Where a line of the listing below includes the word "this", reproduce that line.

■ **ROWS**
******************************
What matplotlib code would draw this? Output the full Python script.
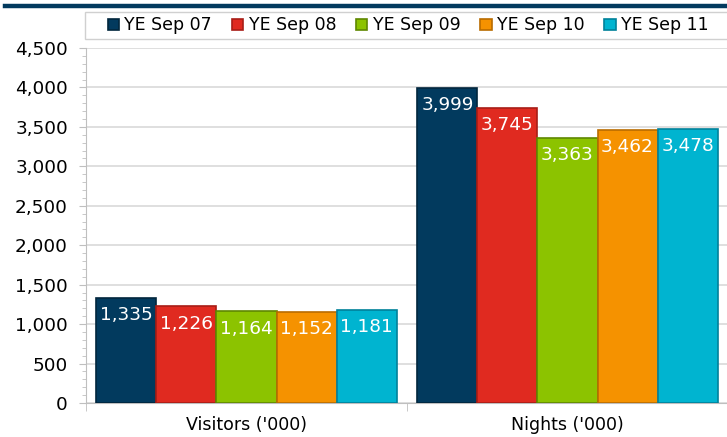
******************************
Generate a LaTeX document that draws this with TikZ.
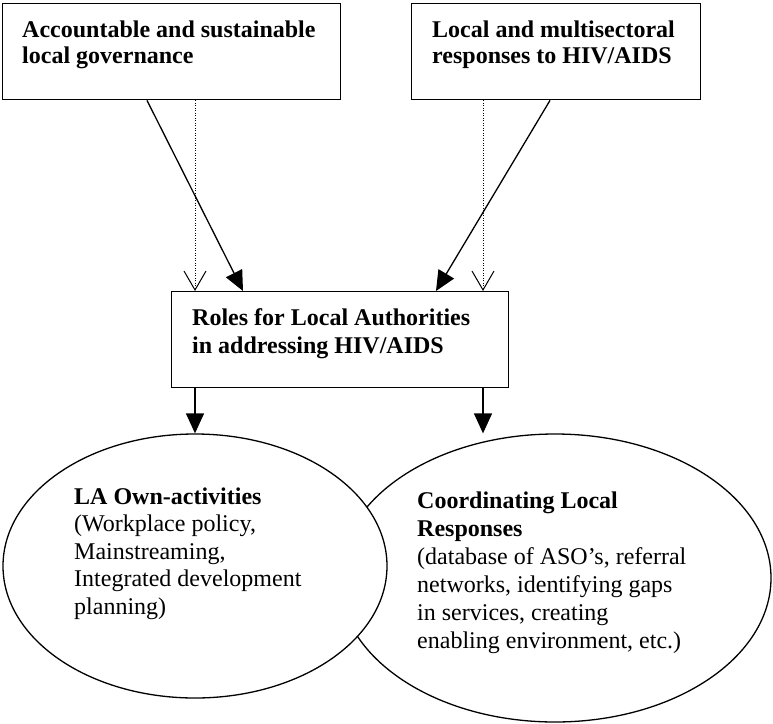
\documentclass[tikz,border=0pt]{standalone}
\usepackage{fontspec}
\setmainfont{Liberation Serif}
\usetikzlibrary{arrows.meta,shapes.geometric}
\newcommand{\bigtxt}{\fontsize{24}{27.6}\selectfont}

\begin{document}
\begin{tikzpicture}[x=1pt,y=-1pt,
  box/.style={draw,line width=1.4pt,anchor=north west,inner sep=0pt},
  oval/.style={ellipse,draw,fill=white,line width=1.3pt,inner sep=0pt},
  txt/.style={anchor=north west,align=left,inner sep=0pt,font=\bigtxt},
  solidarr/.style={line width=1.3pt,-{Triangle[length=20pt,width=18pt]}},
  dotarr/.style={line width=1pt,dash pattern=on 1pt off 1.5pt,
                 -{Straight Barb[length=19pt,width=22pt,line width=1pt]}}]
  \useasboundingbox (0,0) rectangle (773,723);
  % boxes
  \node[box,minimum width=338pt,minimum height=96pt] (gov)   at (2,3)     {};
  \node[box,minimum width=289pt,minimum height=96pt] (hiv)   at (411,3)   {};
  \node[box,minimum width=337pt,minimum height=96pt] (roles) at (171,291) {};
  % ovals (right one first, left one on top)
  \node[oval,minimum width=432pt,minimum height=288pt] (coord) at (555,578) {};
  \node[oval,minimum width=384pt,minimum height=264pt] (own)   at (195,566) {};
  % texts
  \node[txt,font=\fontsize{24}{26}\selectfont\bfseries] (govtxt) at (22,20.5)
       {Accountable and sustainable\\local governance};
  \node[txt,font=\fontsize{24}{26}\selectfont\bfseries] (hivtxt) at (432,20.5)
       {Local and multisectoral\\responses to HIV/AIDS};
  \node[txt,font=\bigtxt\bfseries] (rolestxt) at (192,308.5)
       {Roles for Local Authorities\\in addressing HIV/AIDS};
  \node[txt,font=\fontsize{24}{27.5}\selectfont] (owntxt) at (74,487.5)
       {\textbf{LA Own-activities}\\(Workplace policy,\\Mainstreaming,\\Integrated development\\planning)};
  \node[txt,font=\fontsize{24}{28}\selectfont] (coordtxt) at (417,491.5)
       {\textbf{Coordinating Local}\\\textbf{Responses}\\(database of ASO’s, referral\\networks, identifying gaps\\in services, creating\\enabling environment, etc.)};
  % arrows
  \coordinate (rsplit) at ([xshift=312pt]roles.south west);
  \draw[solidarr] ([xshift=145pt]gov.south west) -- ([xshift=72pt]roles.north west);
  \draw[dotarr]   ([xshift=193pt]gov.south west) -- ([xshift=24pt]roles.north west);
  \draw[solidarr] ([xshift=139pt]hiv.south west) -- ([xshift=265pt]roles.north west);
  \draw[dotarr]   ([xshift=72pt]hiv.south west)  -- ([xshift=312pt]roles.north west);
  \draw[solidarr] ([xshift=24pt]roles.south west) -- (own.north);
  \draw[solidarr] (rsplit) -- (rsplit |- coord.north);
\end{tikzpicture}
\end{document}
******************************
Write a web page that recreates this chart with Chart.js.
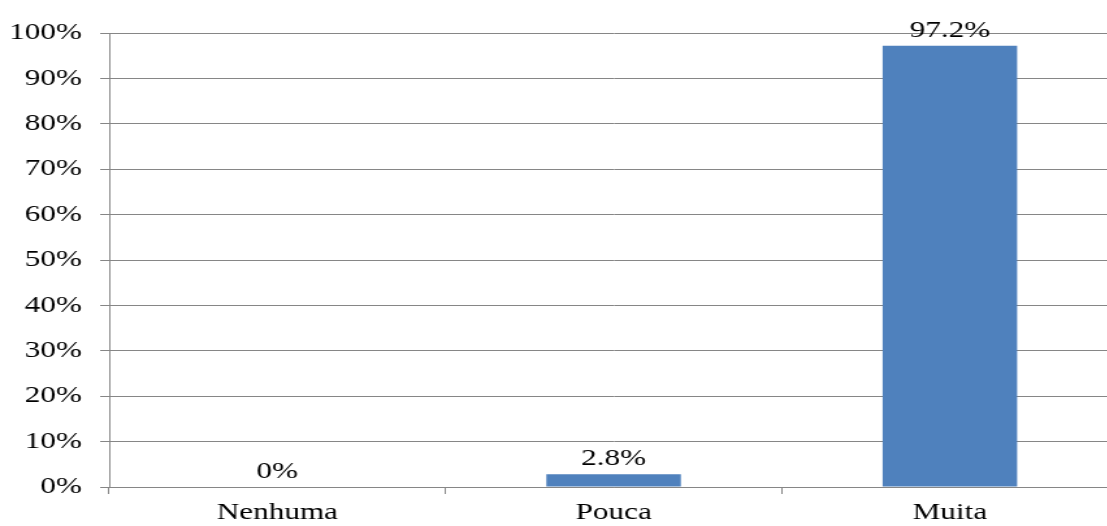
******************************
■ **FINISHED EXERCISE**
What matplotlib code would draw this? Output the full Python script.
Generate a LaTeX document that draws this with TikZ.
Write a web page that recreates this chart with Chart.js.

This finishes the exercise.